◆ EXERCISE BRIEF ◆
Write out each line exactly as given. Leave the pictures out of your copy.

◆ RECORDED DATA ◆
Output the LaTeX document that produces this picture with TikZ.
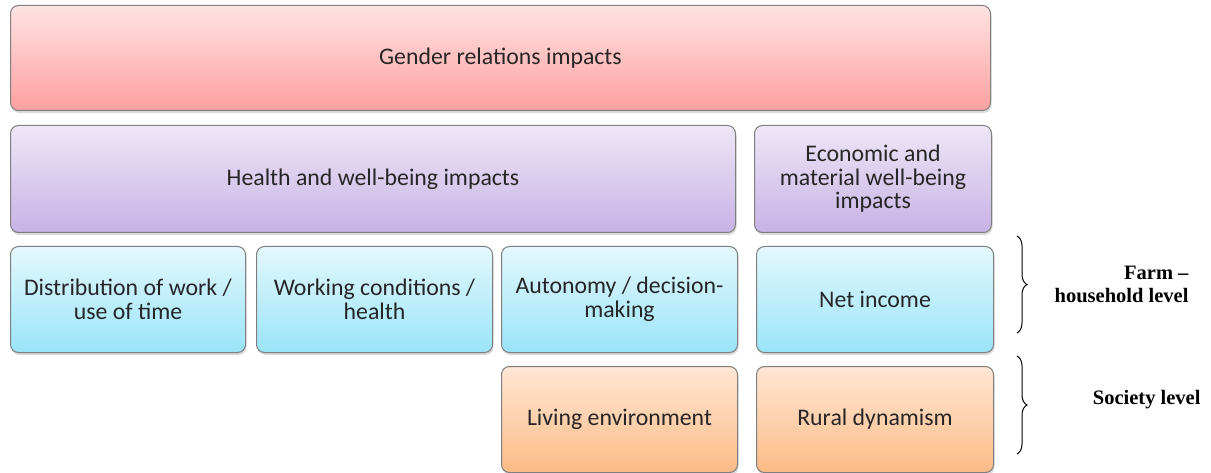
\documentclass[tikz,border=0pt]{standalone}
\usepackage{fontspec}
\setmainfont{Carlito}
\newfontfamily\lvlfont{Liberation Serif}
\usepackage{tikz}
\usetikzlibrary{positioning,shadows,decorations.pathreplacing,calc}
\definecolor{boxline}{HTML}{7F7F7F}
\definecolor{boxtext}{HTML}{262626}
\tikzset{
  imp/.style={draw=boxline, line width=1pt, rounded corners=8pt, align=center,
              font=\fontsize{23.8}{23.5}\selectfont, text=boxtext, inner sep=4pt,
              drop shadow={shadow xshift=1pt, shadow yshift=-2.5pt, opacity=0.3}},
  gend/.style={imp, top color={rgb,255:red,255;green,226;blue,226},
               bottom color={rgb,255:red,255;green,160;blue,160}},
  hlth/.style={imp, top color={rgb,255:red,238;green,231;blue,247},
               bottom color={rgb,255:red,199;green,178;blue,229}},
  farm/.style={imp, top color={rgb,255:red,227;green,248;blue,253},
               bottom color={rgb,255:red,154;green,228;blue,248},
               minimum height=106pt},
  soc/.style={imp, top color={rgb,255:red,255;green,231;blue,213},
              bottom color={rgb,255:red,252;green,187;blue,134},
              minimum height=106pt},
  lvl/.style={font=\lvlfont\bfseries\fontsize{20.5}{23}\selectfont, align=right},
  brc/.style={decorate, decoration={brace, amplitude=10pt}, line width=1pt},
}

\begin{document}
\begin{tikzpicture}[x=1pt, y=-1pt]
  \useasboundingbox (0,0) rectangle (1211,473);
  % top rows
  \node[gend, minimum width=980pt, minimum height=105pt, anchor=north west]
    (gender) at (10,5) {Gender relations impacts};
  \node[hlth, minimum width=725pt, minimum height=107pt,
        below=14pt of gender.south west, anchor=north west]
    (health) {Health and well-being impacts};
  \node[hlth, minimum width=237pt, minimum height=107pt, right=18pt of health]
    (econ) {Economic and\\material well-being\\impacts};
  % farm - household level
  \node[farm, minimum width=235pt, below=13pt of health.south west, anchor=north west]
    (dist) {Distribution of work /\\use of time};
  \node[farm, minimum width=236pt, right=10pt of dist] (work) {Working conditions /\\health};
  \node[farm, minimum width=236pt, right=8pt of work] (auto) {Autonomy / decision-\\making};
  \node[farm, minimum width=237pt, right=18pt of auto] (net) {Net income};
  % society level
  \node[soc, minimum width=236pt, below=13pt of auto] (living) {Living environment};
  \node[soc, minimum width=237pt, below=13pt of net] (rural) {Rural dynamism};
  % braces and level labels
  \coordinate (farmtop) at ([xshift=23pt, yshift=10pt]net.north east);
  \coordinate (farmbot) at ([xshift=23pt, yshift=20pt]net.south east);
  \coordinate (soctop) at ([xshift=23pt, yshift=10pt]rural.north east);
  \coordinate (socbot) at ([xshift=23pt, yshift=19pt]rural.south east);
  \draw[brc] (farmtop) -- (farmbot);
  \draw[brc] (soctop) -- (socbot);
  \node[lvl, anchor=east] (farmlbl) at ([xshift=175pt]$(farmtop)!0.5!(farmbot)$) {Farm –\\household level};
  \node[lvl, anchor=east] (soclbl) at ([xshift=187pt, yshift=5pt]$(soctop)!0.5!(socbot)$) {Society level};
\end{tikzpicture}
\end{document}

◆ OUTPUT OF THE TASK ◆
Output the LaTeX document that produces this picture with TikZ.
\documentclass[tikz,border=0pt]{standalone}
\usepackage{fontspec}
\setmainfont{Carlito}
\newfontfamily\lvlfont{Liberation Serif}
\usepackage{tikz}
\usetikzlibrary{positioning,shadows,decorations.pathreplacing,calc}
\definecolor{boxline}{HTML}{7F7F7F}
\definecolor{boxtext}{HTML}{262626}
\tikzset{
  imp/.style={draw=boxline, line width=1pt, rounded corners=8pt, align=center,
              font=\fontsize{23.8}{23.5}\selectfont, text=boxtext, inner sep=4pt,
              drop shadow={shadow xshift=1pt, shadow yshift=-2.5pt, opacity=0.3}},
  gend/.style={imp, top color={rgb,255:red,255;green,226;blue,226},
               bottom color={rgb,255:red,255;green,160;blue,160}},
  hlth/.style={imp, top color={rgb,255:red,238;green,231;blue,247},
               bottom color={rgb,255:red,199;green,178;blue,229}},
  farm/.style={imp, top color={rgb,255:red,227;green,248;blue,253},
               bottom color={rgb,255:red,154;green,228;blue,248},
               minimum height=106pt},
  soc/.style={imp, top color={rgb,255:red,255;green,231;blue,213},
              bottom color={rgb,255:red,252;green,187;blue,134},
              minimum height=106pt},
  lvl/.style={font=\lvlfont\bfseries\fontsize{20.5}{23}\selectfont, align=right},
  brc/.style={decorate, decoration={brace, amplitude=10pt}, line width=1pt},
}

\begin{document}
\begin{tikzpicture}[x=1pt, y=-1pt]
  \useasboundingbox (0,0) rectangle (1211,473);
  % top rows
  \node[gend, minimum width=980pt, minimum height=105pt, anchor=north west]
    (gender) at (10,5) {Gender relations impacts};
  \node[hlth, minimum width=725pt, minimum height=107pt,
        below=14pt of gender.south west, anchor=north west]
    (health) {Health and well-being impacts};
  \node[hlth, minimum width=237pt, minimum height=107pt, right=18pt of health]
    (econ) {Economic and\\material well-being\\impacts};
  % farm - household level
  \node[farm, minimum width=235pt, below=13pt of health.south west, anchor=north west]
    (dist) {Distribution of work /\\use of time};
  \node[farm, minimum width=236pt, right=10pt of dist] (work) {Working conditions /\\health};
  \node[farm, minimum width=236pt, right=8pt of work] (auto) {Autonomy / decision-\\making};
  \node[farm, minimum width=237pt, right=18pt of auto] (net) {Net income};
  % society level
  \node[soc, minimum width=236pt, below=13pt of auto] (living) {Living environment};
  \node[soc, minimum width=237pt, below=13pt of net] (rural) {Rural dynamism};
  % braces and level labels
  \coordinate (farmtop) at ([xshift=23pt, yshift=10pt]net.north east);
  \coordinate (farmbot) at ([xshift=23pt, yshift=20pt]net.south east);
  \coordinate (soctop) at ([xshift=23pt, yshift=10pt]rural.north east);
  \coordinate (socbot) at ([xshift=23pt, yshift=19pt]rural.south east);
  \draw[brc] (farmtop) -- (farmbot);
  \draw[brc] (soctop) -- (socbot);
  \node[lvl, anchor=east] (farmlbl) at ([xshift=175pt]$(farmtop)!0.5!(farmbot)$) {Farm –\\household level};
  \node[lvl, anchor=east] (soclbl) at ([xshift=187pt, yshift=5pt]$(soctop)!0.5!(socbot)$) {Society level};
\end{tikzpicture}
\end{document}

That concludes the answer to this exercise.